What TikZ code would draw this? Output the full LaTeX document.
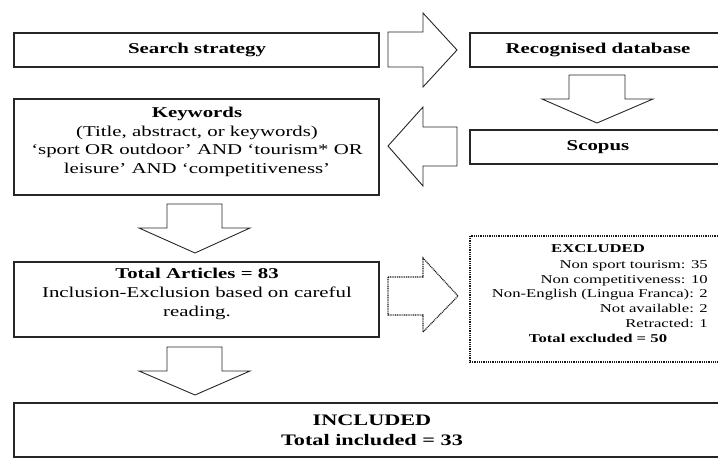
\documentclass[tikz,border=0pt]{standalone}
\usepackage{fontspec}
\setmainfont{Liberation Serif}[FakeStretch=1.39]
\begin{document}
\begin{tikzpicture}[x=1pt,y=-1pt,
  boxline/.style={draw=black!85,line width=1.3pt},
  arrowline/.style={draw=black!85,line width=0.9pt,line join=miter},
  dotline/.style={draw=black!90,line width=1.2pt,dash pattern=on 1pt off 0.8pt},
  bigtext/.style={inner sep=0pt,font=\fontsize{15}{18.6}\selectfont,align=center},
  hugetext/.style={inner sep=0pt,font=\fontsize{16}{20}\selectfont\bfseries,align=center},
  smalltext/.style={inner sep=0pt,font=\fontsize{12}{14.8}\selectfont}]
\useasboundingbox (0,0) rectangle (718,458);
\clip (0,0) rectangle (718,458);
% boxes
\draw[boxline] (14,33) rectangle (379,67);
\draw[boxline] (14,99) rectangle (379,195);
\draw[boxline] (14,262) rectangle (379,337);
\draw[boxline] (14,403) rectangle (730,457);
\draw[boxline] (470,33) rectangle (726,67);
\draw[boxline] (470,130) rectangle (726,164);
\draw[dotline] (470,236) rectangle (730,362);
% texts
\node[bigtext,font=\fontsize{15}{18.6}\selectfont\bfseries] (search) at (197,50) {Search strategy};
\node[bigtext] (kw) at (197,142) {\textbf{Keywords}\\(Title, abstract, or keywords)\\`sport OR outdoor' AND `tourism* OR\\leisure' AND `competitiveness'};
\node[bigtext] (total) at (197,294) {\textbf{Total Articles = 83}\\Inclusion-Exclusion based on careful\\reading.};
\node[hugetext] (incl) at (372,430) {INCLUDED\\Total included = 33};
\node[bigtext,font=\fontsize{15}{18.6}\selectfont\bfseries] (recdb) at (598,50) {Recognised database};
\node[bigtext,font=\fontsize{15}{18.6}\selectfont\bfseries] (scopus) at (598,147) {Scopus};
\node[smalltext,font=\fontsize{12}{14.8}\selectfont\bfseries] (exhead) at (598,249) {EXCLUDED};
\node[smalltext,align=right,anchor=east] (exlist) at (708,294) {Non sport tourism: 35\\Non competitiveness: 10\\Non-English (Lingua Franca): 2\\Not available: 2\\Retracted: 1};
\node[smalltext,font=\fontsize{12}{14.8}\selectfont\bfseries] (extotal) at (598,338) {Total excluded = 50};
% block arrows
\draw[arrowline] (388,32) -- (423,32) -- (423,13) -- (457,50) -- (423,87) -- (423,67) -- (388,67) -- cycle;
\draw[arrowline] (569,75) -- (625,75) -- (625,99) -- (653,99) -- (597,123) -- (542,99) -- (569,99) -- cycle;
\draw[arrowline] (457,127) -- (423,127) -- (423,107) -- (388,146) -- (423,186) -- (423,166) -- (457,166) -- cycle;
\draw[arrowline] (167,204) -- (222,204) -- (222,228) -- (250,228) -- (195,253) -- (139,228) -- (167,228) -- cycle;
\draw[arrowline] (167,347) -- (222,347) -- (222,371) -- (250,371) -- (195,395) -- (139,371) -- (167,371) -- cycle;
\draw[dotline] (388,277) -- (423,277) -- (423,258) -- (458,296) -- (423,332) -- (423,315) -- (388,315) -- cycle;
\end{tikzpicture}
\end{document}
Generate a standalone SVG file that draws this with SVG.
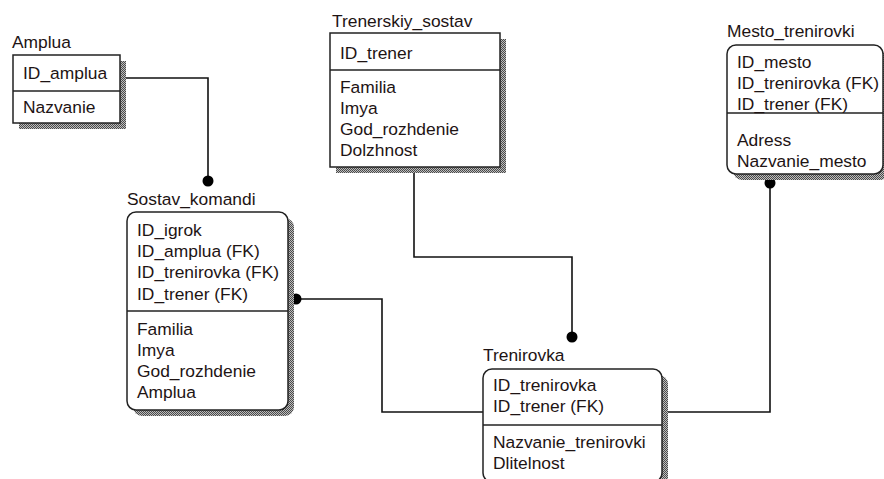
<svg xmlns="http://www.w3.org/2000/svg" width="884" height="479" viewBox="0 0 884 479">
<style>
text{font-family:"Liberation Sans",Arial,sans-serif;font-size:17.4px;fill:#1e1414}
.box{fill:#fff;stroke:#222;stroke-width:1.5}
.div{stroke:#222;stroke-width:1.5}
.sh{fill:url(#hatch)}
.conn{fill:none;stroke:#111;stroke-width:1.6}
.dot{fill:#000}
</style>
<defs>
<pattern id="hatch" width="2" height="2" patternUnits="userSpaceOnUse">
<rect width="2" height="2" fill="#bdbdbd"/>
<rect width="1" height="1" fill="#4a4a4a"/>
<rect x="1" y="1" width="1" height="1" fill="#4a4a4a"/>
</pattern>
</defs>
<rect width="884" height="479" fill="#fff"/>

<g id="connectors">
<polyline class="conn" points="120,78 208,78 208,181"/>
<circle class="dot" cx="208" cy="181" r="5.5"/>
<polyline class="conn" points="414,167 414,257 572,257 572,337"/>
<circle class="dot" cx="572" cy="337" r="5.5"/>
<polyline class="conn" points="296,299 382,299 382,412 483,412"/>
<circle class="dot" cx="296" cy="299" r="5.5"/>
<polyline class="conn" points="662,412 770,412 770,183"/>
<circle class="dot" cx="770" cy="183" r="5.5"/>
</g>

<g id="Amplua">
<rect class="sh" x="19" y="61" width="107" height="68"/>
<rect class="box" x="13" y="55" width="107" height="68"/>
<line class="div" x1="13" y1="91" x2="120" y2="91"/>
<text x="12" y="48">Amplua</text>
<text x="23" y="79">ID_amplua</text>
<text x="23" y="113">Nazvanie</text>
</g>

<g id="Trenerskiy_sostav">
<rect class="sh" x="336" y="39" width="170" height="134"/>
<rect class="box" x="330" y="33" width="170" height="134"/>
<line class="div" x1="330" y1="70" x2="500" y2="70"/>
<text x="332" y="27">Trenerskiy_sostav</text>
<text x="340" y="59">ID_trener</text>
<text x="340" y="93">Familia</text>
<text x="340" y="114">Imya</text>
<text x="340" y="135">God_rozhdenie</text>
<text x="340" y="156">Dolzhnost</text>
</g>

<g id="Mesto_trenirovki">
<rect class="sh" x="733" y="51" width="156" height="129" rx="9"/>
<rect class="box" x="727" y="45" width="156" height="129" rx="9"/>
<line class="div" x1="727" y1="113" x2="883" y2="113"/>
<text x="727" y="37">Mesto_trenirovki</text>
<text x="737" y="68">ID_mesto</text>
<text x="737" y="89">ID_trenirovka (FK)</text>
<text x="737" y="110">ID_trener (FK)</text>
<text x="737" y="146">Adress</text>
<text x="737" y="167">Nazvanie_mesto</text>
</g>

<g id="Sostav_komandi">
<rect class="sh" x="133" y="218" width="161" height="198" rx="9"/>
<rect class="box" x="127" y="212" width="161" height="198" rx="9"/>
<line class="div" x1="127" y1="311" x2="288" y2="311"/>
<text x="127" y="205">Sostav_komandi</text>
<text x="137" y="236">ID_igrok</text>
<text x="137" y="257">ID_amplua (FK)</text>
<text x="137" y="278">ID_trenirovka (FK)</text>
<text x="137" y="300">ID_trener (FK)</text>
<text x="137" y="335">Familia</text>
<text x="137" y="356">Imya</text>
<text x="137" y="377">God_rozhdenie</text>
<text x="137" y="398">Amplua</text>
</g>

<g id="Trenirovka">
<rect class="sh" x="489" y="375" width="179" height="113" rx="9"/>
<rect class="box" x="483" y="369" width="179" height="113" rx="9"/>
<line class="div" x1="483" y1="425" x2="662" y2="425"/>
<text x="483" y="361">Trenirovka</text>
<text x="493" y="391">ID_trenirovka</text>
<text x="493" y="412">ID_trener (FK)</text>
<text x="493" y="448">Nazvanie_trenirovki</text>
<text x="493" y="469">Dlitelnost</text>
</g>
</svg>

---

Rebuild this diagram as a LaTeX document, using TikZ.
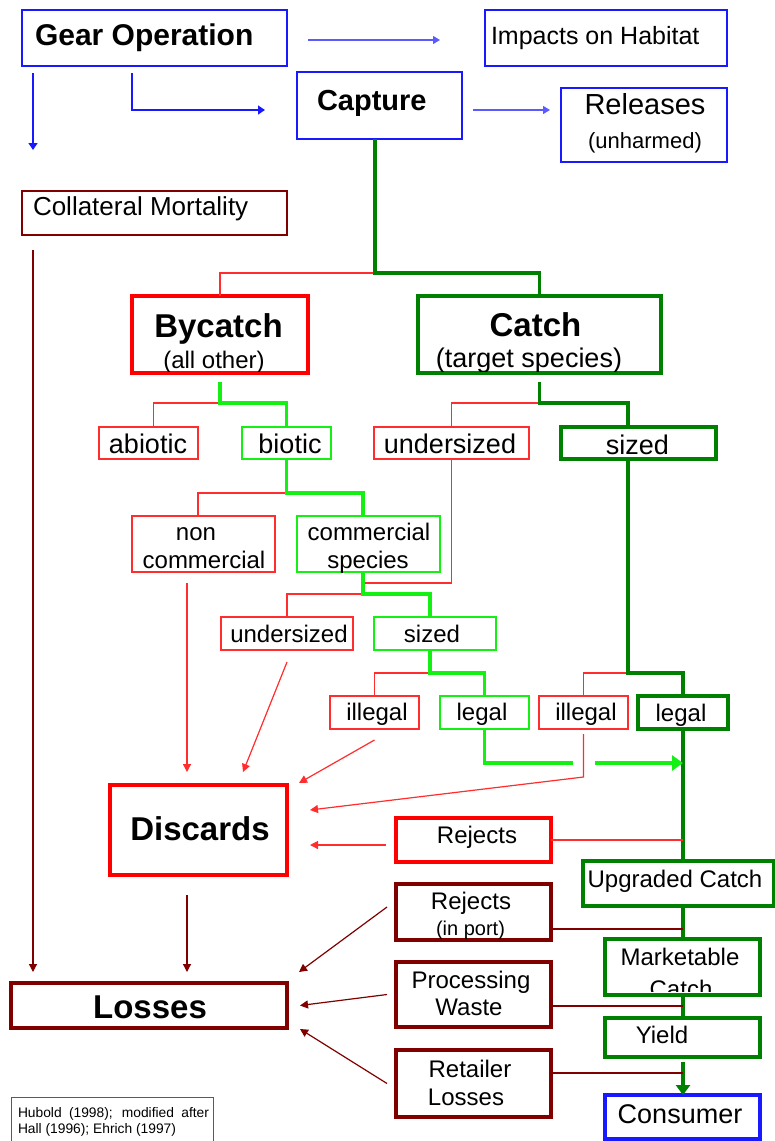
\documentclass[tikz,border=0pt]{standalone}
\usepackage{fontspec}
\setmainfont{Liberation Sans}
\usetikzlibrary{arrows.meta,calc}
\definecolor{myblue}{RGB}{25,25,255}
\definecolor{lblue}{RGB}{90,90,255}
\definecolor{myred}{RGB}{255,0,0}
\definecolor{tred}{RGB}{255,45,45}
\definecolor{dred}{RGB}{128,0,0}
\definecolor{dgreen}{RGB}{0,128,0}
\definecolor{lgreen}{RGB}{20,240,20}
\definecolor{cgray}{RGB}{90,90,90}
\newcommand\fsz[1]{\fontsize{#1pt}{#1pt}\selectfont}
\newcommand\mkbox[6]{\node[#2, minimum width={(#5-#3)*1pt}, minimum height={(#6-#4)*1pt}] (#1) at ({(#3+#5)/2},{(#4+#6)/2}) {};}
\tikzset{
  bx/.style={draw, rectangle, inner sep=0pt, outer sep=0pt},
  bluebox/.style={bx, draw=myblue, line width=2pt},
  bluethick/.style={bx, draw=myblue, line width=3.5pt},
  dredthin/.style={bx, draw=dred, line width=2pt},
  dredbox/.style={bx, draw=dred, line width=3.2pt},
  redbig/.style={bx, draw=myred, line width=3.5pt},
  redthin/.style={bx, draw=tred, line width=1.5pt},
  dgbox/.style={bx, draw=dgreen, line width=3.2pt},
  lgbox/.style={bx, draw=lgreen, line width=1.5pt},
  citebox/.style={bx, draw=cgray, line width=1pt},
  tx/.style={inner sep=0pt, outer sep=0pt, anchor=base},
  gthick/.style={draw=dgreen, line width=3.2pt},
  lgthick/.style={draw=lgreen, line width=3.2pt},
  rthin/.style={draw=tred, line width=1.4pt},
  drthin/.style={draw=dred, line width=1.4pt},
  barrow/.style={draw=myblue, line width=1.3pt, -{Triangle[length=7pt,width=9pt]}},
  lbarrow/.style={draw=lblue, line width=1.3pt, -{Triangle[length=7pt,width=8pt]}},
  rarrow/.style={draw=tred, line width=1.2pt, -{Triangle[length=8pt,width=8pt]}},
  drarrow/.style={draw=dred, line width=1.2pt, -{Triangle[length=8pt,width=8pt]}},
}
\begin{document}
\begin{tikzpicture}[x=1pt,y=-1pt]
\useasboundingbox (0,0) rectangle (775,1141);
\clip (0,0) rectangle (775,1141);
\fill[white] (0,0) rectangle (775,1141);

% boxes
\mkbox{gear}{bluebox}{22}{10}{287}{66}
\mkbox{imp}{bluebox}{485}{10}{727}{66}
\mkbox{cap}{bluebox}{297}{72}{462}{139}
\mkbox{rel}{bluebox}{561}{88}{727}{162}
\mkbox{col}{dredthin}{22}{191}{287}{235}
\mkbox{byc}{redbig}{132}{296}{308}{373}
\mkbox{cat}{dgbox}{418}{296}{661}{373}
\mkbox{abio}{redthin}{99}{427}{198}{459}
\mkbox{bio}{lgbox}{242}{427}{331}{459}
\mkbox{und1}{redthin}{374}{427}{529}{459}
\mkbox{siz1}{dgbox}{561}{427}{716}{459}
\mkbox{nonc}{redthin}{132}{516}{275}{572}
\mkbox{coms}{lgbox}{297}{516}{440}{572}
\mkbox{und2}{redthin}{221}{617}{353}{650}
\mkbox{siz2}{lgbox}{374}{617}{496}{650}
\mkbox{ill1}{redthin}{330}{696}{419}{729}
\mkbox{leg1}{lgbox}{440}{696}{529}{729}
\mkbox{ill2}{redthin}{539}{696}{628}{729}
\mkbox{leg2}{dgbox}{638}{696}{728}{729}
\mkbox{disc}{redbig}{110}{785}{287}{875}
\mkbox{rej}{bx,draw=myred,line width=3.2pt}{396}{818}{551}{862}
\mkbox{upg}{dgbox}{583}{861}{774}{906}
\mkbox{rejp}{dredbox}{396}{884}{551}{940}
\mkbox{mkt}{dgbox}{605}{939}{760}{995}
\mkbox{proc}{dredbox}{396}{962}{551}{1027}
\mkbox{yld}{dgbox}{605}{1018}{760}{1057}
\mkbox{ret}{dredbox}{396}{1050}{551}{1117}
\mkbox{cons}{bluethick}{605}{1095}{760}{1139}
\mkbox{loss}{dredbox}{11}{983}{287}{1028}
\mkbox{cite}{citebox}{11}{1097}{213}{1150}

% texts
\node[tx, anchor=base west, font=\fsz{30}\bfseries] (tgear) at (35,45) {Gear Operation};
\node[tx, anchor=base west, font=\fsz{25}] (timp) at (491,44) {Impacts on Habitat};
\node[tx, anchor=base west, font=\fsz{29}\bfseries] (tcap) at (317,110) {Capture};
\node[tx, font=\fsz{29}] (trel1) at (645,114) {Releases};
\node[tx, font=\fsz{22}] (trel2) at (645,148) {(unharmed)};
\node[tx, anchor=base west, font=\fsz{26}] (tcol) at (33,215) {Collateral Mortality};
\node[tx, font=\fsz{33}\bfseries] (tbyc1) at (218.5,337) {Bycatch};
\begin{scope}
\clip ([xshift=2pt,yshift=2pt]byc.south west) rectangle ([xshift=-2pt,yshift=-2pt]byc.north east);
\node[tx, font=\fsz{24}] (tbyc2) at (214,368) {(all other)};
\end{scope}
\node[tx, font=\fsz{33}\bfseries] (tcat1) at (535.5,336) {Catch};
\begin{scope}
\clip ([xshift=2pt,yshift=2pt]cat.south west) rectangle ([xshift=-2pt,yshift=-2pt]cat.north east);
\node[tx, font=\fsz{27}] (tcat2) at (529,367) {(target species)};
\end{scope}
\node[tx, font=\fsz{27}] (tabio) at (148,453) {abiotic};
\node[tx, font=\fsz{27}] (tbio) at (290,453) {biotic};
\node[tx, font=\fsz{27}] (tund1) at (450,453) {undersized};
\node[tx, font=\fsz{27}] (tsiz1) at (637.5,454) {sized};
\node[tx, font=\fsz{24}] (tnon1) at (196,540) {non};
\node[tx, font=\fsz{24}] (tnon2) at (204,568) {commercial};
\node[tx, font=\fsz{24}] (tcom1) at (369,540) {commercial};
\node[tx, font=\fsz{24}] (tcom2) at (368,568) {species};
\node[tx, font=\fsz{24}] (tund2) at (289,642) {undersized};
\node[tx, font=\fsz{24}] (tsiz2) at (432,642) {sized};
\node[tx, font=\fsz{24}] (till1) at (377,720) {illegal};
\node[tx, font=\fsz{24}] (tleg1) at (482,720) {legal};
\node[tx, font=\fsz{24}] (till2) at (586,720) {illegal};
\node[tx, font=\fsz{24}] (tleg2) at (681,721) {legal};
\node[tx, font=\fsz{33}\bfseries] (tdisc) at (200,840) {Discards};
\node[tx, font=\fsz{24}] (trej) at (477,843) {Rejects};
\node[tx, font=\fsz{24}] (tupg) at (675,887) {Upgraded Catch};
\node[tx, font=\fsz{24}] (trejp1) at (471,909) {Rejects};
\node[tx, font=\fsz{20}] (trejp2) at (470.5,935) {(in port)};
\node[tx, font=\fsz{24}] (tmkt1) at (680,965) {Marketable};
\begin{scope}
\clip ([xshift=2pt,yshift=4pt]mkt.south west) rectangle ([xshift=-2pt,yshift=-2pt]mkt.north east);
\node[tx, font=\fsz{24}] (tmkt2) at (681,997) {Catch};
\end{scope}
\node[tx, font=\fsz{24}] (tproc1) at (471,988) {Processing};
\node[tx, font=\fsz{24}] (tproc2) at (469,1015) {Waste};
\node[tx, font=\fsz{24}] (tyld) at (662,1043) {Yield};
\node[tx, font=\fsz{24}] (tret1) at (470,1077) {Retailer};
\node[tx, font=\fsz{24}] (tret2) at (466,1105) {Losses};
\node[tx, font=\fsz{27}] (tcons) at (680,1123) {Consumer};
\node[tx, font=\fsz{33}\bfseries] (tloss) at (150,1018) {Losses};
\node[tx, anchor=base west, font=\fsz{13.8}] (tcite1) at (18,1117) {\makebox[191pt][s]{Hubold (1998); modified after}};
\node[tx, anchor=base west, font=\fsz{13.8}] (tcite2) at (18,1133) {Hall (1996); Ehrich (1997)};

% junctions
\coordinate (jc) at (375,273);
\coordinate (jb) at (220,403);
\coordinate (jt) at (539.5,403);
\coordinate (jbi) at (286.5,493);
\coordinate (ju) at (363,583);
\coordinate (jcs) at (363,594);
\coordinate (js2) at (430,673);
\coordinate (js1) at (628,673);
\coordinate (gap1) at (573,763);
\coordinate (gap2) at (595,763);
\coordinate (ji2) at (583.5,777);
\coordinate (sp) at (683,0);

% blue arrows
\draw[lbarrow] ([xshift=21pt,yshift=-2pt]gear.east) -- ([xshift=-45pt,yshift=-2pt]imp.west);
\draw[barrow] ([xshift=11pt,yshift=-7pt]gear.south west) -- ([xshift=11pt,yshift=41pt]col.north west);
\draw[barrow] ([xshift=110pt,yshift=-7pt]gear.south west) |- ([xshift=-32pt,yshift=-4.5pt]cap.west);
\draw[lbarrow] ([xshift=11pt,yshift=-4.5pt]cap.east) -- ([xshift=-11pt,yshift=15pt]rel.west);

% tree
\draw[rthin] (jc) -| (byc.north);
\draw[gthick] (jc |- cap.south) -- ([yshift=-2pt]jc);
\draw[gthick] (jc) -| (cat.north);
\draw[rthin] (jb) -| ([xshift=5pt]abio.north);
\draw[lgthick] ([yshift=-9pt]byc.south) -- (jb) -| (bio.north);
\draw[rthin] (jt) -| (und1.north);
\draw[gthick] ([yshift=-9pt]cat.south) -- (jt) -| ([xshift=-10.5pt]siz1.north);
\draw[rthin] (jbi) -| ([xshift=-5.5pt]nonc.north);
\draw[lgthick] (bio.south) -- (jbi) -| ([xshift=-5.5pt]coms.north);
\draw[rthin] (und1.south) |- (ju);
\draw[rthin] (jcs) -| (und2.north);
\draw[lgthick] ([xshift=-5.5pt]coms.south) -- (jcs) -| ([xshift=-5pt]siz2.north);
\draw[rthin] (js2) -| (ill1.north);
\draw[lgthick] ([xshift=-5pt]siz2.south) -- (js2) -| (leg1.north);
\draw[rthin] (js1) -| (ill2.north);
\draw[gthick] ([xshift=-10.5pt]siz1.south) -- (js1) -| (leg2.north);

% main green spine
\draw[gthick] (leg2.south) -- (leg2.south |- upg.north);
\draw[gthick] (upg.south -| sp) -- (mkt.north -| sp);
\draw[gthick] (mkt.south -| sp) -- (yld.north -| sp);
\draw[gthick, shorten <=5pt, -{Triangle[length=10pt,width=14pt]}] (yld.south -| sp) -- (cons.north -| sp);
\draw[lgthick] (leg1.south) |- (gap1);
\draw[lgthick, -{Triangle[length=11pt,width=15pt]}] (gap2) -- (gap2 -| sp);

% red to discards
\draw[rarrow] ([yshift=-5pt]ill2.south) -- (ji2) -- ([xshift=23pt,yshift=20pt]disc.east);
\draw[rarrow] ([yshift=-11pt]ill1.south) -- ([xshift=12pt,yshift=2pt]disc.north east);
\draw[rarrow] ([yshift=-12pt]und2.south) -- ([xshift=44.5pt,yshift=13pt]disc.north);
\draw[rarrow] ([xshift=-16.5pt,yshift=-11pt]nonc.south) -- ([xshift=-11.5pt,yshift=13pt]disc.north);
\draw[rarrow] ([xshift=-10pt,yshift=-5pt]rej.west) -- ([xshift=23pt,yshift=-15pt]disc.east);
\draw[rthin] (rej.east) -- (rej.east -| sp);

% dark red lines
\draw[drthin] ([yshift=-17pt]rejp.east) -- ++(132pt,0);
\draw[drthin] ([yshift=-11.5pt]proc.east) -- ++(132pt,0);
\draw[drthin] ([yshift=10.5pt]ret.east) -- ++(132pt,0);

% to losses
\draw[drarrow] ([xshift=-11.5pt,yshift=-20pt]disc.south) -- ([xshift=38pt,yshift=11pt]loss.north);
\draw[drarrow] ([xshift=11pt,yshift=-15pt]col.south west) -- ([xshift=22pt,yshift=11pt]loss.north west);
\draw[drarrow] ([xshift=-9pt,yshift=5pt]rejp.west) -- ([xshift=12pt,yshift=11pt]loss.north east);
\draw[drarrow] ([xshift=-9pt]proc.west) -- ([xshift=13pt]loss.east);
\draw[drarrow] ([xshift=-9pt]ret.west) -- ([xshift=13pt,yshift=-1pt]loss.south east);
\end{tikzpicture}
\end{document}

▶ [What to do]:
Give only the number of lines in the records that contain the string "this".

▶ [Output]:
3